Figure scripts
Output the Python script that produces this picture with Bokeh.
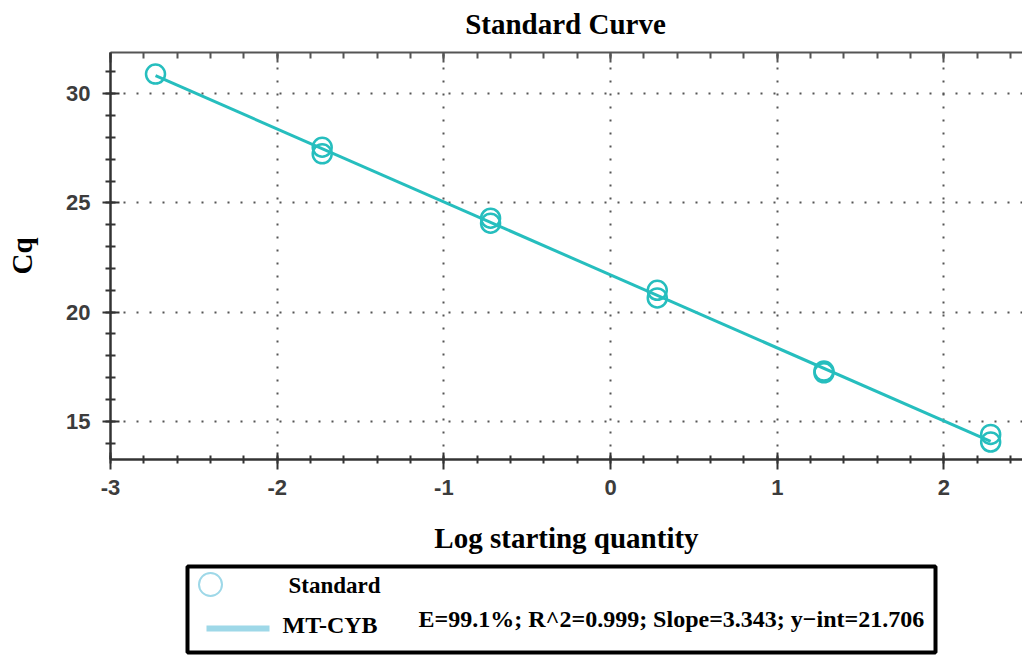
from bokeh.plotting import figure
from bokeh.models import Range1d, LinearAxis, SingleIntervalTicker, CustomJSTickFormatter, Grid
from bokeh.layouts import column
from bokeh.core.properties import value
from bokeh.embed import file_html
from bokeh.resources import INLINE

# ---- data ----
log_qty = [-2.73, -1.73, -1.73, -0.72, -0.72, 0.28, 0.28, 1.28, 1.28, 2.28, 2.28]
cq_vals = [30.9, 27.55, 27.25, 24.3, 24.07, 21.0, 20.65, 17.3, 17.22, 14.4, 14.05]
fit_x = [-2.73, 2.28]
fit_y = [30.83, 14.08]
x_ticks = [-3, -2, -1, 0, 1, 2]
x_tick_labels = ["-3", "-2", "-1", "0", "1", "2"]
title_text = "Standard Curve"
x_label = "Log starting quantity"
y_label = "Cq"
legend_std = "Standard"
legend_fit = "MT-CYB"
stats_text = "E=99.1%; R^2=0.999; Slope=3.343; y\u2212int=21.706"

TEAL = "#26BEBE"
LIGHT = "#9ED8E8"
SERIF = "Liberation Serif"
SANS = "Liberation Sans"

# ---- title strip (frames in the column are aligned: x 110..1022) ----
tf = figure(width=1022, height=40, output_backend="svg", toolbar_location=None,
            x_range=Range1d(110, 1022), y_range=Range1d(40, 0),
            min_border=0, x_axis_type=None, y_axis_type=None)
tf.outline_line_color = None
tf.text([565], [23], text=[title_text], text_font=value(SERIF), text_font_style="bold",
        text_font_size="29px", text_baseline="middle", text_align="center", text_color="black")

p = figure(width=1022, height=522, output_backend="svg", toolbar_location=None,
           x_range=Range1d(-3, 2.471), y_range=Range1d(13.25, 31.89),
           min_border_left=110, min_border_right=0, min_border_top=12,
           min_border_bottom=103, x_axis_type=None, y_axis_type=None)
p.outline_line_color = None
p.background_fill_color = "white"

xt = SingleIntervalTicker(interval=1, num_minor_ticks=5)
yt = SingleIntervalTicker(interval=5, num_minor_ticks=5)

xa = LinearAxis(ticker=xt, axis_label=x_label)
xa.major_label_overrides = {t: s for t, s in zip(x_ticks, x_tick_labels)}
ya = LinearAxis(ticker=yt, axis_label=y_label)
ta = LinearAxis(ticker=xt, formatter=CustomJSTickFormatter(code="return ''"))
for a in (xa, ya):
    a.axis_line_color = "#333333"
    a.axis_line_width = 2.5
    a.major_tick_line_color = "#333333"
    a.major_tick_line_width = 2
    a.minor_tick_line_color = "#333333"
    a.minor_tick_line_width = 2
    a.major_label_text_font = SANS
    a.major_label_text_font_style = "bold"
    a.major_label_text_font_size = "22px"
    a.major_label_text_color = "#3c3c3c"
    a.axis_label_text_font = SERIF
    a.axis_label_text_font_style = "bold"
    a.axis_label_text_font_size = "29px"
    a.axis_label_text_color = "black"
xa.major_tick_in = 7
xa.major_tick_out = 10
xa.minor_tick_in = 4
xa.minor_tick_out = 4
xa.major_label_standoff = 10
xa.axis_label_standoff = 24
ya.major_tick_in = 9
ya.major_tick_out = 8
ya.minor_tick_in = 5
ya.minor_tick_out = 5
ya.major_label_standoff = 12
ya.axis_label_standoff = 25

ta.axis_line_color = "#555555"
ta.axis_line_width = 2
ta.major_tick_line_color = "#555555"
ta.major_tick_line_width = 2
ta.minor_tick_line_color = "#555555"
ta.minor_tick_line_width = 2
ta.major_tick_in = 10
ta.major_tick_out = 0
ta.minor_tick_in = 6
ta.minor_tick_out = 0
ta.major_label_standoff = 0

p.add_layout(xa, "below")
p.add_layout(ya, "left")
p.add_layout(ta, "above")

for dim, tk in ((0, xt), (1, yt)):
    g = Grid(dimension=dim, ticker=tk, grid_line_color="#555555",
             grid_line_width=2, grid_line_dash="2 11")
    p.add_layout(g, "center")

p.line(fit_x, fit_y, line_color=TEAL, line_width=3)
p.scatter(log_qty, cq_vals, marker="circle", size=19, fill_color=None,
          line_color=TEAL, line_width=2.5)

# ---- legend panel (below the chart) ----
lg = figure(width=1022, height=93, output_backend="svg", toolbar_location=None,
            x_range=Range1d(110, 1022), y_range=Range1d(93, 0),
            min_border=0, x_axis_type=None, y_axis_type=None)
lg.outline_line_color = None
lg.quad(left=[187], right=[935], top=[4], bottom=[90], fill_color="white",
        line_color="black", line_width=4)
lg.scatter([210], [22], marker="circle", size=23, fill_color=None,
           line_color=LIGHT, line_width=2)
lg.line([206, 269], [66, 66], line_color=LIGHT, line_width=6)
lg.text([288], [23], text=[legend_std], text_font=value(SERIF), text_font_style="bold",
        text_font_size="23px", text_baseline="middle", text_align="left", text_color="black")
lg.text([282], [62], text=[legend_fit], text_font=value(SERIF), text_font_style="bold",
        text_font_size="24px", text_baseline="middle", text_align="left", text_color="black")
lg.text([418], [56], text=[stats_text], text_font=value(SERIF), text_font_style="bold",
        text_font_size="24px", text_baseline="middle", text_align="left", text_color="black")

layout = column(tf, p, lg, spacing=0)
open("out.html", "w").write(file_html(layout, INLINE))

---

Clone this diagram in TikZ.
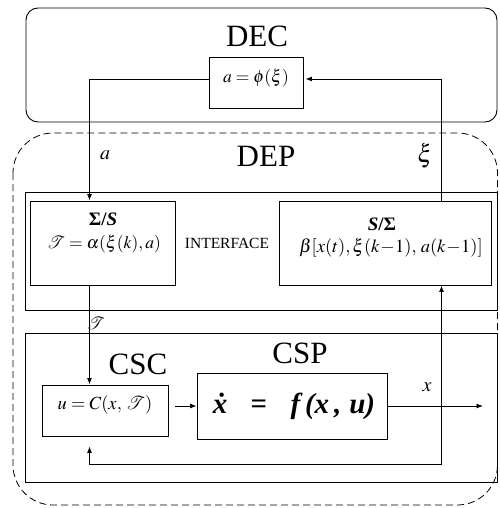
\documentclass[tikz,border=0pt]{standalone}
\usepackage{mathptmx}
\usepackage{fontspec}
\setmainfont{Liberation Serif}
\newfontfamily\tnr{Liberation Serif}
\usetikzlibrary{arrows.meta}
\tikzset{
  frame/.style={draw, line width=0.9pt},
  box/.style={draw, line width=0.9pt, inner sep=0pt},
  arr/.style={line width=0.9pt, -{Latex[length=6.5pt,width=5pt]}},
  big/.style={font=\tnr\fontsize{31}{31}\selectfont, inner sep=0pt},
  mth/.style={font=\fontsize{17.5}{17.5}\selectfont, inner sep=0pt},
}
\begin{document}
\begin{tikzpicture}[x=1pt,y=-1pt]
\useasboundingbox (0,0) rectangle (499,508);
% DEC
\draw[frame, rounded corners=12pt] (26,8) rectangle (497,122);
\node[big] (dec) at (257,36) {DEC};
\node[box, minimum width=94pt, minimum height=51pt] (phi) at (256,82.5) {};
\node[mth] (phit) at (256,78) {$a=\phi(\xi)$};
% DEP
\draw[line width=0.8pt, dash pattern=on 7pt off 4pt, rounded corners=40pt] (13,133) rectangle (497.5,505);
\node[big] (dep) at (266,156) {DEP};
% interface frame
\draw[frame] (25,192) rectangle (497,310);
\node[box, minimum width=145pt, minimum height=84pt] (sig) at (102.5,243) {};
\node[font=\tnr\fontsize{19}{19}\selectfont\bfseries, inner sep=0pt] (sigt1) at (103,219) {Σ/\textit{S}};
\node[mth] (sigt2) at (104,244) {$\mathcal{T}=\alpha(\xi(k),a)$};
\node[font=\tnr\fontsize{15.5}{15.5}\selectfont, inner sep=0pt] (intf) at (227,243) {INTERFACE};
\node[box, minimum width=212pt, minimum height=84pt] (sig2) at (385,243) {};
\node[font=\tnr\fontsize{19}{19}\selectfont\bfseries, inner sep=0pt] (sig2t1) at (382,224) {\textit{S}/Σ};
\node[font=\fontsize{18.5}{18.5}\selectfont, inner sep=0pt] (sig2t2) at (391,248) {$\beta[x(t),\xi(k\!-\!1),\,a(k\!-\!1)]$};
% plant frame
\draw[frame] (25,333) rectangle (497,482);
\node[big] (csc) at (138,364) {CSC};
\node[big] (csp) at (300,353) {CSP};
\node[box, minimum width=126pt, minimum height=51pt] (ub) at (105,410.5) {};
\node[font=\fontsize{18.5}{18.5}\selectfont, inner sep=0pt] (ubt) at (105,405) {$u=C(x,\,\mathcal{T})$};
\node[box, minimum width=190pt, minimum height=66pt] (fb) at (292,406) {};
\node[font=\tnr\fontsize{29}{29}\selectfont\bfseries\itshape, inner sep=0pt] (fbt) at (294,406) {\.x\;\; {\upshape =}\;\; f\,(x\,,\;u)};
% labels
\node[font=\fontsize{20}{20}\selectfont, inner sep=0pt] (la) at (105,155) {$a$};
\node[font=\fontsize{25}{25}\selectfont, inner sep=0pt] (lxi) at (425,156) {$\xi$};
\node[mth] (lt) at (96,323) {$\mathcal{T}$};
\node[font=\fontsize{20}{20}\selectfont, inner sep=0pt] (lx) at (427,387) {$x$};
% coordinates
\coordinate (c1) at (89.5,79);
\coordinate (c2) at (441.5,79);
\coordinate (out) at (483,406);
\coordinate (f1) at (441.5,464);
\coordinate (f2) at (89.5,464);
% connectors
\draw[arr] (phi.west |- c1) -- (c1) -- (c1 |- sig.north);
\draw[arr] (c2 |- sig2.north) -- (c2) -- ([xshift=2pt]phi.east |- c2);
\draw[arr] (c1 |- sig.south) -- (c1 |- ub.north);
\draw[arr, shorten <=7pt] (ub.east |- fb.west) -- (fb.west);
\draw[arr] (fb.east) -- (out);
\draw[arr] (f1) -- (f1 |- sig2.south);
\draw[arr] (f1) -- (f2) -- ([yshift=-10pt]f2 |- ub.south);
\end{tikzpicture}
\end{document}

**Task goal**. Omit all pictures, then copy the lines between the ones holding "Output the Python" and "from bokeh.resources import INLINE", inclusive.

**Written response**.
Output the Python script that produces this picture with Bokeh.
from bokeh.plotting import figure
from bokeh.models import Range1d, LinearAxis, SingleIntervalTicker, CustomJSTickFormatter, Grid
from bokeh.layouts import column
from bokeh.core.properties import value
from bokeh.embed import file_html
from bokeh.resources import INLINE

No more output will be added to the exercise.